In the article “DeVos Is Turning the Clock Back on Survivors” (Socialist Worker, 13 September), the International Socialist Organization (ISO) laments DeVos’s latest action as one of a “series of attacks against survivors by the current administration,” and declares: “We will not go back.” The ISO hails Obama’s “Dear Colleague Letter” and retails dubious statistics about sexual assault in order to join what they hail as a “growing” movement against sexual violence on campus. That movement plugs the inherently racist, sexist and elitist bourgeois education system as a “space” in which women, transgender people or racial minorities can be “safe” from oppression.
Socialist Alternative (SAlt) has latched onto the same movement, in particular at UCLA, where they have been active around the Title IX case of Gabriel Piterberg. An Israeli, pro-Palestinian professor of history, Piterberg was charged with sexual harassment by two grad students in 2014. While denying the charges, he made a settlement with the university, which included being fined, suspended for a quarter without pay, and removed from his position as director of the university’s Center for Near Eastern Studies. But this was not enough for SAlt and its cohorts in the feminist Bruins Against Sexual Harassment. Student protesters repeatedly shut down his classes, railing that UCLA was protecting a “sexual predator.”

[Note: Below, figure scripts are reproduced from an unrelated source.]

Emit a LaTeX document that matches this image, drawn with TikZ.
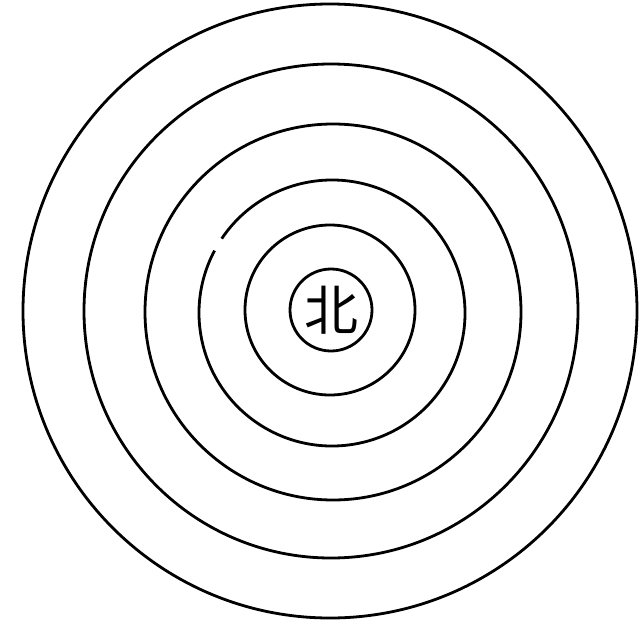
\documentclass[tikz,border=0pt]{standalone}
\usepackage{fontspec}
\newfontfamily\cjk{Noto Sans CJK SC}
\begin{document}
\begin{tikzpicture}[x=1pt,y=-1pt,
  ring/.style={draw=black,line width=2.8pt}]
\useasboundingbox (0,0) rectangle (640,621);
\coordinate (c) at (330,311);
\draw[ring] (c) circle[radius=307];
\draw[ring] (331,311) circle[radius=247];
\draw[ring] (333,312) circle[radius=188];
\draw[ring] (332,313) ++(-146:133) arc[start angle=-146,end angle=208,radius=133];
\draw[ring] (330,310) circle[radius=85];
\node[ring,circle,minimum size=82pt,inner sep=0pt,font=\cjk\fontsize{54}{54}\selectfont] (n) at (331,310) {北};
\end{tikzpicture}
\end{document}
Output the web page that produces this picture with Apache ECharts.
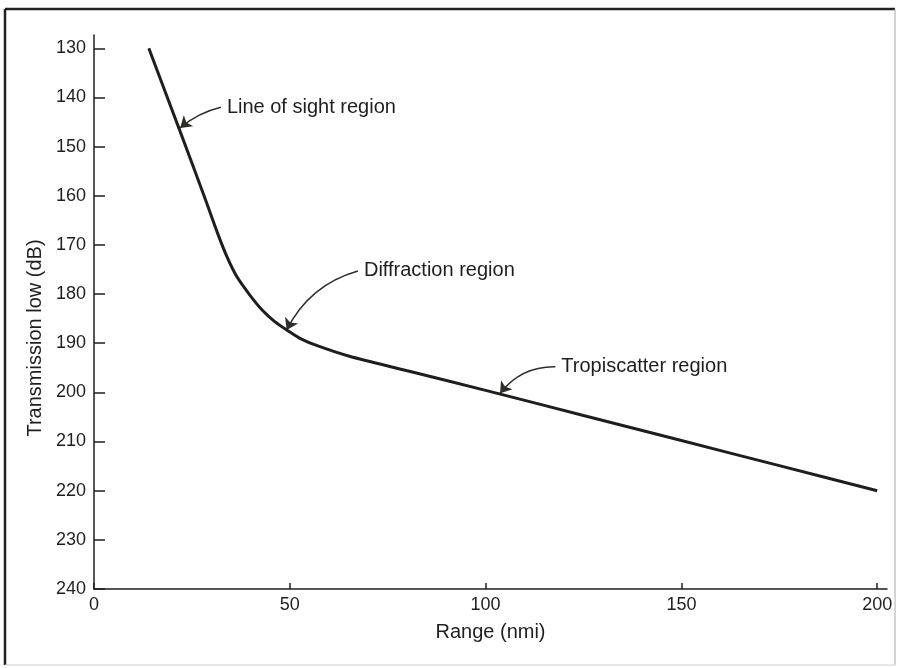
<!DOCTYPE html>
<html>
<head>
<meta charset="utf-8">
<script src="https://cdn.jsdelivr.net/npm/echarts@6/dist/echarts.min.js"></script>
<style>
html,body{margin:0;padding:0;background:#fff;}
#c{width:897px;height:668px;}
</style>
</head>
<body>
<div id="c"></div>
<script>
// Data
const rangeNmi = [14, 21.7, 28.1, 31.5, 34, 36.5, 39.8, 43, 46, 49.2, 52.6, 57, 65, 80, 100, 125, 150, 175, 200];
const lossDb   = [130, 146.3, 160, 167.5, 172.5, 176.5, 180.2, 183.3, 185.5, 187.3, 189, 190.5, 192.6, 195.6, 199.6, 204.7, 209.8, 214.9, 220];
const xTicks = [0, 50, 100, 150, 200];
const yTicks = [130, 140, 150, 160, 170, 180, 190, 200, 210, 220, 230, 240];
const annotationTexts = ['Line of sight region', 'Diffraction region', 'Tropiscatter region'];
const annotationFrom = [[32.4, 142.0], [67.4, 175.3], [117.8, 194.8]];
const annotationTo   = [[22.0, 146.2], [49.2, 187.3], [103.7, 200.2]];
const annotationCurve = [-0.12, -0.22, -0.25];

const FONT = 'Liberation Sans, Arial, Helvetica, sans-serif';
const INK = '#1e1e1c';

const chart = echarts.init(document.getElementById('c'), null, {renderer: 'canvas'});

const arrowSeries = annotationFrom.map((f, i) => ({
  type: 'lines',
  coordinateSystem: 'cartesian2d',
  silent: true,
  symbol: ['none', 'arrow'],
  symbolSize: 11,
  lineStyle: {color: '#2e2e2b', width: 1.5, opacity: 1, curveness: annotationCurve[i]},
  data: [{coords: [f, annotationTo[i]]}]
}));

const option = {
  backgroundColor: '#ffffff',
  animation: false,
  grid: {left: 94, right: 10, top: 35, bottom: 79, containLabel: false},
  xAxis: {
    type: 'value',
    min: 0, max: 202.5,
    name: 'Range (nmi)',
    nameLocation: 'middle',
    nameGap: 33,
    nameTextStyle: {fontFamily: FONT, fontSize: 20, color: INK},
    axisLine: {show: true, onZero: false, lineStyle: {color: INK, width: 1.5}},
    axisTick: {show: true, inside: true, length: 6, lineStyle: {color: INK, width: 1.5}, customValues: xTicks},
    axisLabel: {fontFamily: FONT, fontSize: 18, color: INK, margin: 7, customValues: xTicks},
    splitLine: {show: false}
  },
  yAxis: {
    type: 'value',
    inverse: true,
    min: 127.3, max: 240,
    name: 'Transmission low (dB)',
    nameLocation: 'middle',
    nameGap: 48,
    nameRotate: 90,
    nameTextStyle: {fontFamily: FONT, fontSize: 20, color: INK, padding: [0, 52, 0, 0]},
    axisLine: {show: true, onZero: false, lineStyle: {color: INK, width: 1.5}},
    axisTick: {show: true, inside: true, length: 11, lineStyle: {color: INK, width: 1.5}, customValues: yTicks},
    axisLabel: {fontFamily: FONT, fontSize: 18, color: INK, margin: 8, customValues: yTicks},
    splitLine: {show: false}
  },
  series: [
    {
      type: 'line',
      data: rangeNmi.map((x, i) => [x, lossDb[i]]),
      showSymbol: false,
      smooth: 0.3,
      lineStyle: {color: INK, width: 3}
    },
    ...arrowSeries
  ],
  graphic: [
    {type: 'line', shape: {x1: 5, y1: 9, x2: 895, y2: 9}, style: {stroke: '#222', lineWidth: 2.5}},
    {type: 'line', shape: {x1: 5, y1: 9, x2: 5, y2: 665}, style: {stroke: '#222', lineWidth: 2.5}},
    {type: 'line', shape: {x1: 895, y1: 9, x2: 895, y2: 665}, style: {stroke: '#aaa', lineWidth: 1}},
    {type: 'line', shape: {x1: 5, y1: 665, x2: 895, y2: 665}, style: {stroke: '#ccc', lineWidth: 1}}
  ]
};
chart.setOption(option);

// annotation texts placed at the arrow tails, positioned through the chart's own scales
const texts = annotationFrom.map((f, i) => {
  const p = chart.convertToPixel({gridIndex: 0}, f);
  return {
    type: 'text',
    x: p[0] + 6, y: p[1],
    style: {text: annotationTexts[i], fontFamily: FONT, fontSize: 20, fill: INK, verticalAlign: 'middle', align: 'left'}
  };
});
chart.setOption({graphic: option.graphic.concat(texts)});
</script>
</body>
</html>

Whatever happened between Piterberg and his accusers, we oppose eternal punishment, akin to being branded a sex offender for life. Piterberg is also a well-known defender of the oppressed Palestinian people who has been targeted for years by powerful Zionist forces. His treatment raises the question of whether the Title IX apparatus is being used to do the Zionists’ dirty work.

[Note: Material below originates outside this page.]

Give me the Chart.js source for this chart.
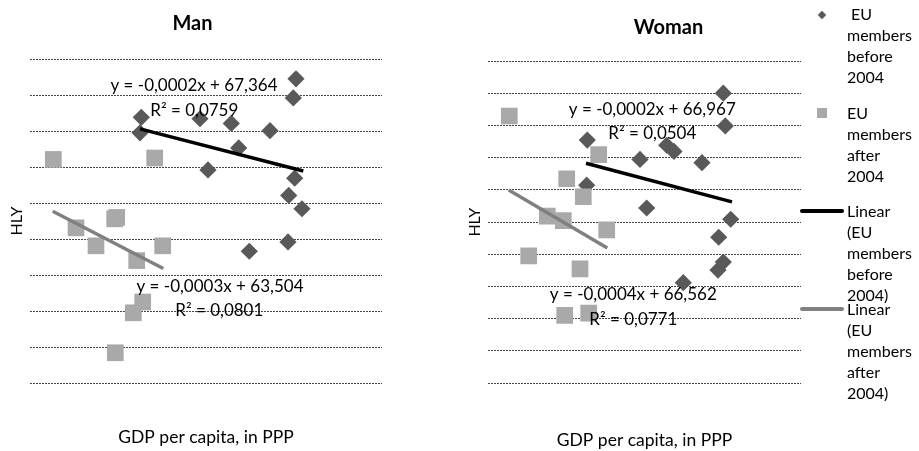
<!DOCTYPE html>
<html>
<head>
<meta charset="utf-8">
<script src="https://cdn.jsdelivr.net/npm/chart.js@4"></script>
<style>
  body { margin: 0; background: #fff; }
  #wrap { position: relative; width: 919px; height: 451px; background: #fff; overflow: hidden; font-family: Lato, sans-serif; }
  canvas { position: absolute; top: 0; }
  #man { left: 0; }
  #woman { left: 460px; }
  .leg { position: absolute; left: 847px; font-size: 16px; line-height: 21px; color: #000; }
  .mk { position: absolute; }
</style>
</head>
<body>
<div id="wrap">
  <canvas id="man" width="390" height="451"></canvas>
  <canvas id="woman" width="459" height="451"></canvas>

  <div class="mk" style="left:819px;top:12px;width:6px;height:6px;background:#595959;transform:rotate(45deg);"></div>
  <div class="leg" style="top:3px;">&nbsp;EU<br>members<br>before<br>2004</div>

  <div class="mk" style="left:817px;top:108px;width:10px;height:10px;background:#a9a9a9;"></div>
  <div class="leg" style="top:102px;">EU<br>members<br>after<br>2004</div>

  <div class="mk" style="left:800px;top:209px;width:44px;height:3.5px;background:#000;border-radius:2px;"></div>
  <div class="leg" style="top:200px;">Linear<br>(EU<br>members<br>before<br>2004)</div>

  <div class="mk" style="left:800px;top:307px;width:44px;height:3.5px;background:#808080;border-radius:2px;"></div>
  <div class="leg" style="top:298px;">Linear<br>(EU<br>members<br>after<br>2004)</div>
</div>
<script>
// --- Man ---
const manBeforeX = [26600, 26330, 11130, 11000, 17000, 20130, 24000, 20870, 17800, 26470, 25870, 27200, 25800, 21930];
const manBeforeY = [64.45, 63.92, 63.38, 62.95, 63.34, 63.21, 63.01, 62.53, 61.92, 61.69, 61.21, 60.84, 59.92, 59.66];
const manAfterX = [2330, 12470, 8670, 8470, 4600, 6600, 13270, 10670, 11270, 10330, 8530];
const manAfterY = [62.21, 62.25, 60.60, 60.56, 60.31, 59.81, 59.81, 59.40, 58.25, 57.95, 56.84];
const manTrendBeforeX = [11000, 27330];
const manTrendBeforeY = [63.06, 61.89];
const manTrendAfterX = [2270, 13330];
const manTrendAfterY = [60.77, 59.18];
const manEquations = ['y = -0,0002x + 67,364', 'R\u00B2 = 0,0759', 'y = -0,0003x + 63,504', 'R\u00B2 = 0,0801'];

// --- Woman ---
const womanBeforeX = [23530, 23730, 9930, 17870, 18600, 15200, 21400, 9870, 15870, 24270, 23070, 23530, 23000, 19530];
const womanBeforeY = [64.01, 62.99, 62.55, 62.39, 62.20, 61.95, 61.85, 61.15, 60.44, 60.09, 59.53, 58.76, 58.51, 58.12];
const womanAfterX = [2130, 11070, 7870, 9530, 5930, 7530, 11870, 4070, 9200, 7670, 10070];
const womanAfterY = [63.30, 62.10, 61.35, 60.79, 60.19, 60.05, 59.76, 58.95, 58.55, 57.10, 57.17];
const womanTrendBeforeX = [9800, 24400];
const womanTrendBeforeY = [61.83, 60.63];
const womanTrendAfterX = [2070, 11930];
const womanTrendAfterY = [61.00, 59.20];
const womanEquations = ['y = -0,0002x + 66,967', 'R\u00B2 = 0,0504', 'y = -0,0004x + 66,562', 'R\u00B2 = 0,0771'];

const FONT = 'Lato';
const DIAMOND = '#595959';
const SQUARE = '#a9a9a9';

const pts = (xs, ys) => xs.map((x, i) => ({ x: x, y: ys[i] }));

// draws the trendline equations at spots given in data units
const equationPlugin = {
  id: 'equations',
  afterDatasetsDraw(chart, args, opts) {
    const { ctx, scales } = chart;
    ctx.save();
    ctx.font = '17px ' + FONT;
    ctx.fillStyle = '#000';
    ctx.textAlign = 'center';
    ctx.textBaseline = 'middle';
    opts.items.forEach(it => {
      ctx.fillText(it.text, scales.x.getPixelForValue(it.x), scales.y.getPixelForValue(it.y));
    });
    ctx.restore();
  }
};

function makeChart(id, cfg) {
  const scales = {
    x: {
      type: 'linear',
      min: 0,
      max: cfg.xMax,
      grid: { display: false },
      border: { display: false },
      ticks: { display: false },
      title: { display: true, text: 'GDP per capita, in PPP', color: '#000', font: { family: FONT, size: 17.5 }, padding: cfg.xTitlePad },
      afterFit(scale) { scale.height = cfg.xAxisH; }
    },
    y: {
      min: cfg.yMin,
      max: cfg.yMax,
      ticks: { display: false, stepSize: 1 },
      grid: { color: '#444', lineWidth: 1, drawTicks: false },
      border: { display: false, dash: [2, 1] },
      title: { display: true, text: 'HLY', color: '#000', font: { family: FONT, size: 16 }, padding: 4 },
      afterFit(scale) { scale.width = cfg.yAxisW; }
    }
  };
  if (cfg.rightGap) {
    // empty box on the right so the title centres over plot + legend
    scales.gap = {
      position: 'right',
      display: true,
      grid: { display: false },
      border: { display: false },
      ticks: { display: false },
      afterFit(scale) { scale.width = cfg.rightGap; }
    };
  }
  return new Chart(document.getElementById(id), {
    type: 'scatter',
    plugins: [equationPlugin],
    data: {
      datasets: [
        {
          label: 'Linear (EU members before 2004)',
          data: pts(cfg.tbx, cfg.tby),
          showLine: true, borderColor: '#000', borderWidth: 3.5, pointRadius: 0, order: 0
        },
        {
          label: 'Linear (EU members after 2004)',
          data: pts(cfg.tax, cfg.tay),
          showLine: true, borderColor: '#808080', borderWidth: 3.5, pointRadius: 0, order: 0
        },
        {
          label: 'EU members after 2004',
          data: pts(cfg.ax, cfg.ay),
          pointStyle: 'rect', pointRadius: 11.8, backgroundColor: SQUARE, borderWidth: 0, order: 1
        },
        {
          label: ' EU members before 2004',
          data: pts(cfg.bx, cfg.by),
          pointStyle: 'rectRot', pointRadius: 8.6, backgroundColor: DIAMOND, borderWidth: 0, order: 2
        }
      ]
    },
    options: {
      responsive: false,
      animation: false,
      devicePixelRatio: 1,
      layout: { padding: cfg.layoutPad, autoPadding: false },
      scales: scales,
      plugins: {
        legend: { display: false },
        tooltip: { enabled: false },
        title: { display: true, text: cfg.title, color: '#000', font: { family: FONT, size: 20, weight: 'bold' }, padding: cfg.titlePad },
        equations: { items: cfg.eqItems }
      }
    }
  });
}

makeChart('man', {
  title: 'Man',
  bx: manBeforeX, by: manBeforeY, ax: manAfterX, ay: manAfterY,
  tbx: manTrendBeforeX, tby: manTrendBeforeY, tax: manTrendAfterX, tay: manTrendAfterY,
  xMax: 35200, yMin: 56, yMax: 65,
  xAxisH: 68, yAxisW: 27,
  layoutPad: { left: 3, right: 8, top: 0, bottom: 0 },
  titlePad: { top: 12, bottom: 23 },
  xTitlePad: { top: 44.8, bottom: 2.8 },
  eqItems: [
    { text: manEquations[0], x: 16400, y: 64.25 },
    { text: manEquations[1], x: 16430, y: 63.58 },
    { text: manEquations[2], x: 19000, y: 58.69 },
    { text: manEquations[3], x: 18930, y: 58.01 }
  ]
});

makeChart('woman', {
  title: 'Woman',
  bx: womanBeforeX, by: womanBeforeY, ax: womanAfterX, ay: womanAfterY,
  tbx: womanTrendBeforeX, tby: womanTrendBeforeY, tax: womanTrendAfterX, tay: womanTrendAfterY,
  xMax: 31300, yMin: 55, yMax: 65,
  rightGap: 75,
  xAxisH: 68, yAxisW: 27,
  layoutPad: { left: 1, right: 43, top: 0, bottom: 0 },
  titlePad: { top: 16, bottom: 21.3 },
  xTitlePad: { top: 48, bottom: 0 },
  eqItems: [
    { text: womanEquations[0], x: 16430, y: 63.49 },
    { text: womanEquations[1], x: 16430, y: 62.74 },
    { text: womanEquations[2], x: 14530, y: 57.74 },
    { text: womanEquations[3], x: 14530, y: 56.98 }
  ]
});
</script>
</body>
</html>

While no one can fix all the problems of sexual relations in this rotten, decaying society, we oppose all attempts to fit human sexuality into pre-ordained “norms.” To create genuinely equal relations between people in all spheres, including sex, requires nothing less than the destruction of the capitalist system through a series of socialist revolutions internationally, opening the way to the creation of a communist world. In a classless society, social and economic constraints on sexual relations will be nonexistent, and in the words of Friedrich Engels, “There is no other motive left except mutual inclination.”